\(\mathrm{f(x) = x^2 - 48x + 2,304}\) What is the minimum value of the given function?...
GMAT Advanced Math : (Adv_Math) Questions
\(\mathrm{f(x) = x^2 - 48x + 2,304}\)
What is the minimum value of the given function?
1. INFER the function type and behavior
- Given: \(\mathrm{f(x) = x^2 - 48x + 2,304}\)
- This is a quadratic function in standard form \(\mathrm{f(x) = ax^2 + bx + c}\)
- Since \(\mathrm{a = 1 \gt 0}\), the parabola opens upward and has a minimum value
2. INFER the solution strategy
- For quadratics with \(\mathrm{a \gt 0}\), the minimum occurs at the vertex
- Complete the square to convert to vertex form \(\mathrm{f(x) = a(x - h)^2 + k}\)
- The minimum value will be k
3. SIMPLIFY by completing the square
- Start with: \(\mathrm{f(x) = x^2 - 48x + 2,304}\)
- To complete the square, take half the coefficient of x: \(\mathrm{-48/2 = -24}\)
- Square this value: \(\mathrm{(-24)^2 = 576}\)
- Add and subtract 576 inside the function:
\(\mathrm{f(x) = x^2 - 48x + 576 + 2,304 - 576}\) - Group the perfect square trinomial:
\(\mathrm{f(x) = (x - 24)^2 + 1,728}\)
4. INFER the minimum value from vertex form
- The function is now in vertex form: \(\mathrm{f(x) = (x - 24)^2 + 1,728}\)

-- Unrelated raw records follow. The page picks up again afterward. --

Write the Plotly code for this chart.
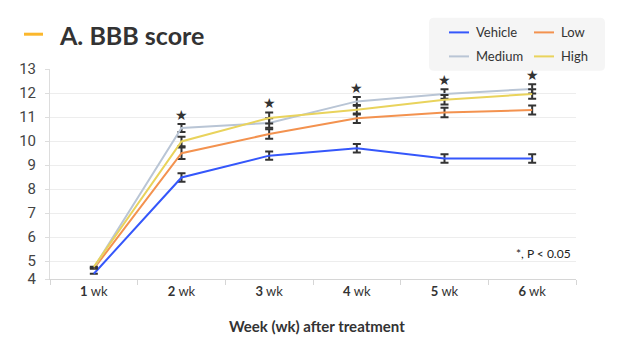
import plotly.graph_objects as go

weeks = ["1", "2", "3", "4", "5", "6"]
tick_labels = ["<b>1</b> wk", "<b>2</b> wk", "<b>3</b> wk", "<b>4</b> wk", "<b>5</b> wk", "<b>6</b> wk"]
series_names = ["Vehicle", "Low", "Medium", "High"]
vehicle = [4.47, 8.48, 9.39, 9.70, 9.27, 9.27]
low = [4.68, 9.49, 10.29, 10.95, 11.19, 11.29]
medium = [4.72, 10.54, 10.75, 11.65, 11.96, 12.17]
high = [4.76, 9.98, 10.96, 11.30, 11.72, 11.96]
vehicle_err = [None, 0.18, 0.17, 0.18, 0.18, 0.18]
low_err = [None, 0.24, 0.20, 0.20, 0.20, 0.19]
medium_err = [None, 0.17, 0.20, 0.18, 0.20, 0.19]
high_err = [None, 0.20, 0.23, 0.20, 0.20, 0.20]
significant = [False, True, True, True, True, True]
y_tickvals = [4.25, 5, 6, 7, 8, 9, 10, 11, 12, 13]
y_ticktext = ["4", "5", "6", "7", "8", "9", "10", "11", "12", "13"]

colors = ["#3557fb", "#f3924f", "#b9c5d5", "#e9d35c"]
values = [vehicle, low, medium, high]
errors = [vehicle_err, low_err, medium_err, high_err]
FONT = "Lato"

fig = go.Figure()
for name, v, e, c in zip(series_names, values, errors, colors):
    fig.add_trace(go.Scatter(
        x=weeks, y=v, name=name, mode="lines",
        line=dict(color=c, width=2),
        error_y=dict(type="data", array=e, visible=True, color="#333333", thickness=2, width=4),
        showlegend=False,
    ))

# significance stars (x given as category index)
for i, sig in enumerate(significant):
    if not sig:
        continue
    top = max(v[i] + (e[i] or 0) for v, e in zip(values, errors))
    fig.add_annotation(x=i, y=top + 0.38, text="★", showarrow=False,
                       font=dict(size=14, color="#333333", family="DejaVu Sans"))


def px(x):
    return (x - 50) / 526


def py(y):
    return (279.3 - y) / 210


# title
fig.add_shape(type="line", xref="paper", yref="paper", x0=px(24), x1=px(43),
              y0=py(34.5), y1=py(34.5), line=dict(color="#fbb72c", width=3))
fig.add_annotation(xref="paper", yref="paper", x=px(57), y=py(35.5),
                   xanchor="left", yanchor="middle", showarrow=False,
                   text="<b>A. BBB score</b>", font=dict(size=25, color="#333333", family=FONT))

# legend box
lx0, lx1, ly0, ly1 = 429, 605, 18, 71
r = 5
pts = [
    ("M", [(lx0 + r, ly0)]), ("L", [(lx1 - r, ly0)]), ("Q", [(lx1, ly0), (lx1, ly0 + r)]),
    ("L", [(lx1, ly1 - r)]), ("Q", [(lx1, ly1), (lx1 - r, ly1)]), ("L", [(lx0 + r, ly1)]),
    ("Q", [(lx0, ly1), (lx0, ly1 - r)]), ("L", [(lx0, ly0 + r)]), ("Q", [(lx0, ly0), (lx0 + r, ly0)]),
]
path = " ".join(cmd + " " + " ".join(f"{px(a)},{py(b)}" for a, b in p) for cmd, p in pts) + " Z"
fig.add_shape(type="path", xref="paper", yref="paper", path=path,
              fillcolor="#f5f5f5", line=dict(width=0), layer="below")
leg_pos = [(449, 32.7), (534, 32.7), (449, 56.7), (534, 56.7)]
for (x0, y0), name, c in zip(leg_pos, series_names, colors):
    fig.add_shape(type="line", xref="paper", yref="paper", x0=px(x0), x1=px(x0 + 20),
                  y0=py(y0), y1=py(y0), line=dict(color=c, width=2))
    fig.add_annotation(xref="paper", yref="paper", x=px(x0 + 25), y=py(y0),
                       xanchor="left", yanchor="middle", showarrow=False, text=name,
                       font=dict(size=13, color="#333333", family=FONT))

# footnote
fig.add_annotation(xref="paper", yref="paper", x=px(573), y=py(254), xanchor="right", yanchor="middle",
                   showarrow=False, text="*, P < 0.05", font=dict(size=12, color="#222222", family=FONT))
# x axis title
fig.add_annotation(xref="paper", yref="paper", x=px(317), y=py(326.5), xanchor="center", yanchor="middle",
                   showarrow=False, text="<b>Week (wk) after treatment</b>",
                   font=dict(size=15, color="#333333", family=FONT))

fig.update_layout(
    width=630, height=350,
    margin=dict(l=50, r=54, t=69.3, b=70.7, pad=0),
    paper_bgcolor="white", plot_bgcolor="white",
    font=dict(family=FONT, color="#333333"),
    showlegend=False,
)
fig.update_xaxes(
    type="category", categoryorder="array", categoryarray=weeks,
    tickvals=weeks, ticktext=tick_labels, tickson="boundaries",
    ticks="outside", ticklen=5, tickcolor="#d6d6d6",
    showline=True, linecolor="#d6d6d6", linewidth=1,
    showgrid=False, tickfont=dict(size=13, color="#333333", family=FONT),
    range=[-0.5, 5.5],
)
fig.update_yaxes(
    range=[4.25, 13], tickvals=y_tickvals, ticktext=y_ticktext,
    ticks="outside", ticklen=4, tickcolor="#dddddd",
    showline=True, linecolor="#dddddd", linewidth=1,
    showgrid=True, gridcolor="#ededed", gridwidth=1, zeroline=False,
    tickfont=dict(size=15, color="#444444", family="Roboto"), ticklabelstandoff=6,
)

fig.write_html("out.html")
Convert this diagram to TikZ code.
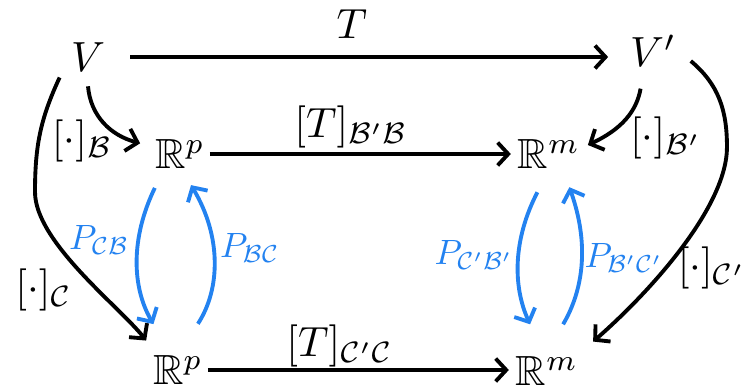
\documentclass[tikz,border=0pt]{standalone}
\usepackage{amssymb}
\usetikzlibrary{arrows.meta}
\definecolor{penblue}{RGB}{35,130,240}
\tikzset{
  map/.style={line width=1.1pt,-{Straight Barb[length=3pt,width=6.5pt]}},
  bmap/.style={map,draw=penblue},
}

\begin{document}
\begin{tikzpicture}
  \useasboundingbox (0,0) rectangle (7.49,3.87);

  \coordinate (Va) at (0.88, 3.30);
  \coordinate (Vb) at (6.53, 3.36);
  \coordinate (Ra) at (1.80, 2.33);
  \coordinate (Rb) at (5.49, 2.33);
  \coordinate (Rc) at (1.78, 0.17);
  \coordinate (Rd) at (5.47, 0.16);

  \node[scale=1.2] (V) at (Va) {$V$};
  \node[scale=1.2] (Vp) at (Vb) {$V'$};
  \node[scale=1.2] (Rp1) at (Ra) {$\mathbb{R}^p$};
  \node[scale=1.2] (Rm1) at (Rb) {$\mathbb{R}^m$};
  \node[scale=1.2] (Rp2) at (Rc) {$\mathbb{R}^p$};
  \node[scale=1.2] (Rm2) at (Rd) {$\mathbb{R}^m$};

  \draw[map, shorten <=3pt, shorten >=2pt] (V.east) -- (V.east -| Vp.west);
  \draw[map, shorten <=-0.1cm, shorten >=-0.08cm] (Rp1.east) -- (Rp1.east -| Rm1.west);
  \draw[map, shorten <=-0.1cm, shorten >=-0.08cm] (Rp2.east) -- (Rp2.east -| Rm2.west);
  \draw[map] (V.south) to[out=-85,in=165] (Rp1.165);
  \draw[map, shorten <=2pt, shorten >=-0.08cm] (Vp.250) to[out=-100,in=25] (Rm1.15);
  \draw[map] ([xshift=1pt,yshift=2.5pt]V.south west) to[out=-115,in=90] (0.35,1.95)
    .. controls (0.35,1.45) and (1.20,0.80) .. ([xshift=0.08cm]Rp2.north west);
  \draw[map] ([yshift=-0.1cm]Vp.east) to[out=-40,in=90] (7.27,2.40)
    .. controls (7.27,1.80) and (6.50,0.95) .. (Rm2.north east);

  \draw[bmap, shorten <=0.05cm, shorten >=0.19cm] ([xshift=-0.23cm]Rp1.south) to[bend right=28] ([xshift=-0.15cm]Rp2.north);
  \draw[bmap, shorten <=0.2cm, shorten >=0.02cm] ([xshift=0.09cm]Rp2.north) to[bend right=32] ([xshift=0.1cm]Rp1.south);
  \draw[bmap, shorten <=0.1cm, shorten >=0.19cm] ([xshift=-0.07cm]Rm1.south) to[bend right=26] ([xshift=-0.09cm]Rm2.north);
  \draw[bmap, shorten <=0.2cm, shorten >=0.04cm] ([xshift=0.06cm]Rm2.north) to[bend right=25] ([xshift=0.19cm]Rm1.south);

  \node[scale=1.2] (t) at (3.52, 3.63) {$T$};
  \node[scale=1.2] (tbb) at (3.51, 2.60) {$[T]_{\mathcal{B}'\mathcal{B}}$};
  \node[scale=1.2] (tcc) at (3.40, 0.41) {$[T]_{\mathcal{C}'\mathcal{C}}$};
  \node[scale=1.2] (cb) at (0.82, 2.46) {$[\cdot]_{\mathcal{B}}$};
  \node[scale=1.2] (cbp) at (6.66, 2.49) {$[\cdot]_{\mathcal{B}'}$};
  \node[scale=1.2] (cc) at (0.44, 0.97) {$[\cdot]_{\mathcal{C}}$};
  \node[scale=1.2] (ccp) at (7.12, 1.19) {$[\cdot]_{\mathcal{C}'}$};

  \node[scale=1.0][text=penblue] (pcb) at (0.99, 1.47) {$P_{\mathcal{C}\mathcal{B}}$};
  \node[scale=1.0][text=penblue] (pbc) at (2.50, 1.39) {$P_{\mathcal{B}\mathcal{C}}$};
  \node[scale=1.0][text=penblue] (pcbp) at (4.74, 1.32) {$P_{\mathcal{C}'\mathcal{B}'}$};
  \node[scale=1.0][text=penblue] (pbcp) at (6.24, 1.29) {$P_{\mathcal{B}'\mathcal{C}'}$};
\end{tikzpicture}
\end{document}
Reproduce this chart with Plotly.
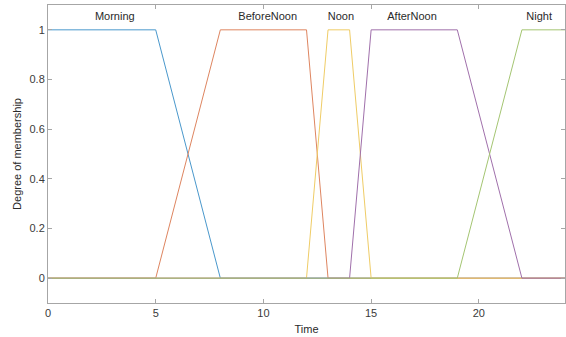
import plotly.graph_objects as go

# Membership function breakpoints (Time vs Degree of membership)
names = ["Morning", "BeforeNoon", "Noon", "AfterNoon", "Night"]
morning_x = [0, 5, 8, 24]
morning_y = [1, 1, 0, 0]
beforenoon_x = [0, 5, 8, 12, 13, 24]
beforenoon_y = [0, 0, 1, 1, 0, 0]
noon_x = [0, 12, 13, 14, 15, 24]
noon_y = [0, 0, 1, 1, 0, 0]
afternoon_x = [0, 14, 15, 19, 22, 24]
afternoon_y = [0, 0, 1, 1, 0, 0]
night_x = [0, 19, 22, 24]
night_y = [0, 0, 1, 1]

label_x = [3.1, 10.2, 13.6, 16.9, 22.8]
label_y = [1.05, 1.05, 1.05, 1.05, 1.05]

x_ticks = [0, 5, 10, 15, 20]
y_ticks = [0, 0.2, 0.4, 0.6, 0.8, 1]
y_ticklabels = ["0", "0.2", "0.4", "0.6", "0.8", "1"]

colors = ["#4a98cc", "#de8560", "#efcc66", "#a070ab", "#a4c572"]

series = [(morning_x, morning_y), (beforenoon_x, beforenoon_y), (noon_x, noon_y),
          (afternoon_x, afternoon_y), (night_x, night_y)]

fig = go.Figure()
for (xs, ys), c, n in zip(series, colors, names):
    fig.add_trace(go.Scatter(x=xs, y=ys, mode="lines", name=n,
                             line=dict(color=c, width=1), showlegend=False))

fig.add_trace(go.Scatter(x=label_x, y=label_y, mode="text", text=names,
                         textfont=dict(family="Liberation Sans, Arial", size=11, color="#2a2a2a"),
                         textposition="middle center", showlegend=False, hoverinfo="skip"))

axis_common = dict(showline=True, linecolor="#a6a6a6", linewidth=1, mirror="ticks",
                   ticks="inside", ticklen=4, tickcolor="#a6a6a6", showgrid=False,
                   zeroline=False, tickfont=dict(family="Liberation Sans, Arial", size=11, color="#3a3a3a"))

fig.update_layout(
    width=566, height=337,
    margin=dict(l=48, r=1, t=5, b=34),
    paper_bgcolor="white", plot_bgcolor="white",
    xaxis=dict(range=[0, 24], tickvals=x_ticks, title=dict(text="Time", standoff=7,
               font=dict(family="Liberation Sans, Arial", size=11, color="#2a2a2a")), **axis_common),
    yaxis=dict(range=[-0.1, 1.1], tickvals=y_ticks, ticktext=y_ticklabels,
               title=dict(text="Degree of membership", standoff=5,
                          font=dict(family="Liberation Sans, Arial", size=11, color="#2a2a2a")), **axis_common),
)

fig.write_html("out.html")
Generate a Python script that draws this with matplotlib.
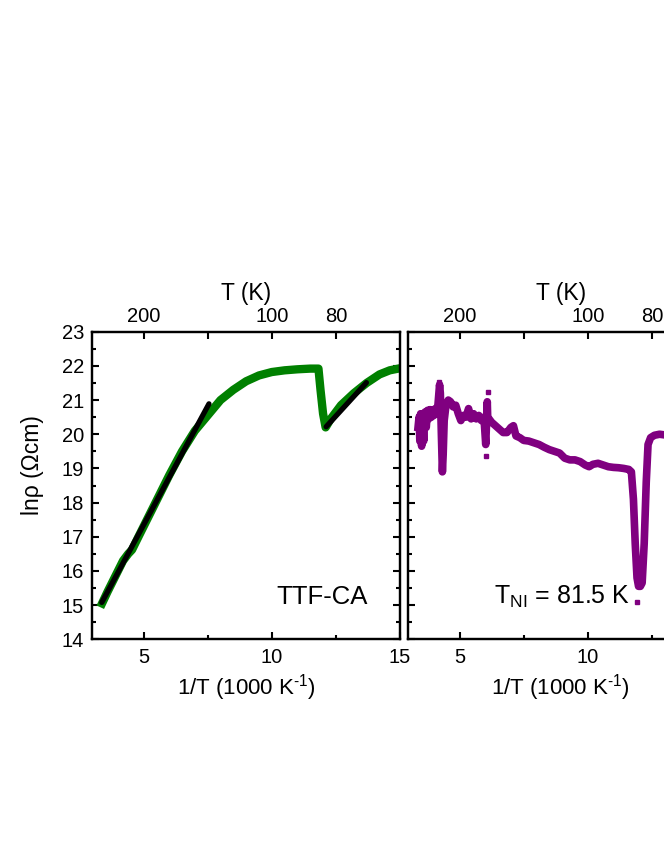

- Since \(\mathrm{(x - 24)^2 ≥ 0}\) for all real numbers, the minimum value of this expression is 0
- This occurs when \(\mathrm{x = 24}\)
- Therefore, the minimum value is \(\mathrm{0 + 1,728 = 1,728}\)
Answer: 1,728
Why Students Usually Falter on This Problem
Most Common Error Path:
Weak SIMPLIFY skill: Students make arithmetic errors when completing the square. They might incorrectly compute \(\mathrm{(-48/2)^2}\) or make mistakes in the addition/subtraction when rearranging terms. For example, they might miscalculate \(\mathrm{2,304 - 576 = 1,728}\) and get a different constant term, leading to an incorrect minimum value.
Second Most Common Error:
Poor INFER reasoning: Students don't recognize that they need to find the vertex of the parabola to determine the minimum. They might try to set \(\mathrm{f(x) = 0}\) to find x-intercepts instead, or confuse maximum vs minimum. This leads to confusion and guessing rather than systematic solution.
The Bottom Line:
This problem requires both strategic thinking about quadratic behavior and careful execution of completing the square. Students must recognize what "minimum value" means for a quadratic function and then accurately perform multi-step algebraic manipulation.